In the early years, Humphries worked for Sony Corp. and various consumer goods studios, styling everything from video cameras and train interiors to golf clubs and toilets.

When Toyota called, he never looked back.

His career at the automaker has been entirely in advanced design, with credit for such works as the futuristic Pod concept car in 2001 and the Scion CCX, precursor to the first Scion model. He also worked on the projects that eventually became such quirky compacts as the Japan-market Toyota FunCargo and Toyota bB, sister model to the Scion xB in the United States.

But his most dramatic impact came from a five-year project started in 2001 to create long-term design strategies for Toyota and Lexus. The styling language--dubbed "Vibrant Clarity" for Toyota and "L-Finesse" for Lexus--appears in such cars as the third-generation Prius and the Lexus LS.

Inspired by curry doughnuts

A key element of his approach is channeling Japanese sensibilities. That includes making things smaller but with maximum interior space, as well as creating products that are unique. Humphries says the curry doughnut--common at pastry shops here--exemplifies Japan's ability to reinvent.

"Putting curry inside a doughnut--who would ever think of that?" he asks. "But for them, it doesn't seem like anything unusual. For me, that is a real eye-opener--the way they can seemingly combine two normal things to create something that is very, very new."

Imre Molnar, dean of auto design at the College for Creative Studies in Detroit, likens Humphries' ability to tap Japanese roots to that of the German bosses who championed the return to American-style design in such models as the Chrysler 300 during the DaimlerChrysler days.

"As an outsider, he has the objectivity and eye," Molnar says.

Looking ahead, Humphries sees the following trends in store for Toyota design:

-- More expressive, dynamic front ends, as in the FT-86 sports car concept and iQ compact.

-- Minimizing or eliminating the upper grille, as seen in the Prius.

-- More options for personalization of colors and material by customers.

-- Smaller, less cluttered instrument panels for the Lexus brand, with controls closer to driver.

"We're going to simplify," Humphries says. "The car needs to be stronger, much bolder. More iconic. Even core vehicles will be much more expressive."

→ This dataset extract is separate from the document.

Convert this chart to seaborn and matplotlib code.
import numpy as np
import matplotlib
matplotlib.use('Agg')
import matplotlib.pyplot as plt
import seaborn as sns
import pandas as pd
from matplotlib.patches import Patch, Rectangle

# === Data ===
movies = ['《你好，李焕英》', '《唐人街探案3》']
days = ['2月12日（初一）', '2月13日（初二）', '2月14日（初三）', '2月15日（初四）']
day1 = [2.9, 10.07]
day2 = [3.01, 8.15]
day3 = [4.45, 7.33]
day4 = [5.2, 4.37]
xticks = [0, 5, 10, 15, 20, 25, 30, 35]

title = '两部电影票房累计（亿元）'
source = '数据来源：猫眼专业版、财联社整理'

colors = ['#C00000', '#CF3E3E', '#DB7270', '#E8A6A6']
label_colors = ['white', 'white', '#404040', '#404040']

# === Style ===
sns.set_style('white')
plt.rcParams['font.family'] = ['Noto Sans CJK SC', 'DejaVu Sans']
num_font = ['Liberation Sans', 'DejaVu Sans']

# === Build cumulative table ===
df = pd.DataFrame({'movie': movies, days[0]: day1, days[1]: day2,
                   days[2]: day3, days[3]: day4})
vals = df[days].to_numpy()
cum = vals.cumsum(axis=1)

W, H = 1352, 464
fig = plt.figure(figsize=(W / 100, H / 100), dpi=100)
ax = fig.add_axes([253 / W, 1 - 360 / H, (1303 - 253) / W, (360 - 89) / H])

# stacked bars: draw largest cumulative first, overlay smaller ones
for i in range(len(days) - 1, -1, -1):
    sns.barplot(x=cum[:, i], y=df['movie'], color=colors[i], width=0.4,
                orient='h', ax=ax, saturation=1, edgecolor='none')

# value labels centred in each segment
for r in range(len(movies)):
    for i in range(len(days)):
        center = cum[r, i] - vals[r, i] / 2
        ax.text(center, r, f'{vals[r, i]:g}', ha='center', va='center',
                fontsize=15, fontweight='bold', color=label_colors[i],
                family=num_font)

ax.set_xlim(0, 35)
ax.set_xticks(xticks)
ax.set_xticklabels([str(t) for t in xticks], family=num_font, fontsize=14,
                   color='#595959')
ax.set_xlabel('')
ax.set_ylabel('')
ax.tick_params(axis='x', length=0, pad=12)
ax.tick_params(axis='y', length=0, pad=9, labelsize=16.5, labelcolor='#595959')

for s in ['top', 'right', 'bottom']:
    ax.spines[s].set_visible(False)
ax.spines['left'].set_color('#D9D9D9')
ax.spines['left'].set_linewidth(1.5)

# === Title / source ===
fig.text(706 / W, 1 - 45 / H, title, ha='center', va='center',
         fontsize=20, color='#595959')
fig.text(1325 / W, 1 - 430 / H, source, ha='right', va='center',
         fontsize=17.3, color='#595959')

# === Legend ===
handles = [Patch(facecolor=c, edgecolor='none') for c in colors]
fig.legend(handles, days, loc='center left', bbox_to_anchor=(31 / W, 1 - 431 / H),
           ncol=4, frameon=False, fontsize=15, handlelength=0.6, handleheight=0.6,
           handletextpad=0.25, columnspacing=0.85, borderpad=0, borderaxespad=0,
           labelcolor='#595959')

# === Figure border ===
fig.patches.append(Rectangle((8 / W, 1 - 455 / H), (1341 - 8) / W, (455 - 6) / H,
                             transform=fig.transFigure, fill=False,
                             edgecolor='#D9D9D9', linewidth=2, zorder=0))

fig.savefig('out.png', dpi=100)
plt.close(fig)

The push is part of Toyota's attempt to rev up its image, transforming it from a maker of staid and sensible grocery-getters to a brand with pizzazz. Akio Toyoda, a racing fan obsessed with test driving vehicles, takes a personal interest in what he calls the vehicles "charm points"--details such as driver position, cornering visibility, and vehicle stance.

The Akio factor

Humphries says of the company president: "He comes to every single step of the design evaluation process and talks to us directly on every car. He's very, very involved."

One way the focus on drivability is already translating into design: moving the steering wheel up higher and closer to the body so that the driver's shoulders rest naturally against the back of the seat. Humphries says this gives a better sense of being at one with the vehicle and breaks with a longtime Japanese tendency of placing the steering wheel farther away and lower.

Design critics say Toyota has a long way to go--but that it's on the right track. Molnar, the Detroit design instructor, pans models such as the Toyota Venza mid-sized crossover as "an unfortunate piece of work from a proportional and design detail standpoint." But other cars, including the iQ minicar, which will be coming to the United States under the Scion brand, get high marks from him.

Design matters now more than ever, he says. Toyota could long generate sales on its reputation for reliability and value and coast by on tepid looks. But as rivals such as Hyundai and Kia close the gap on those fronts, Molnar says, Toyota needs to step up its styling to set it apart from the pack.

"Toyota is ready to appeal to those wanting more from a car than just an appliance," Molnar says. "Simon, with his Western experience and objectivity as an outsider, may be the right leader at the right time."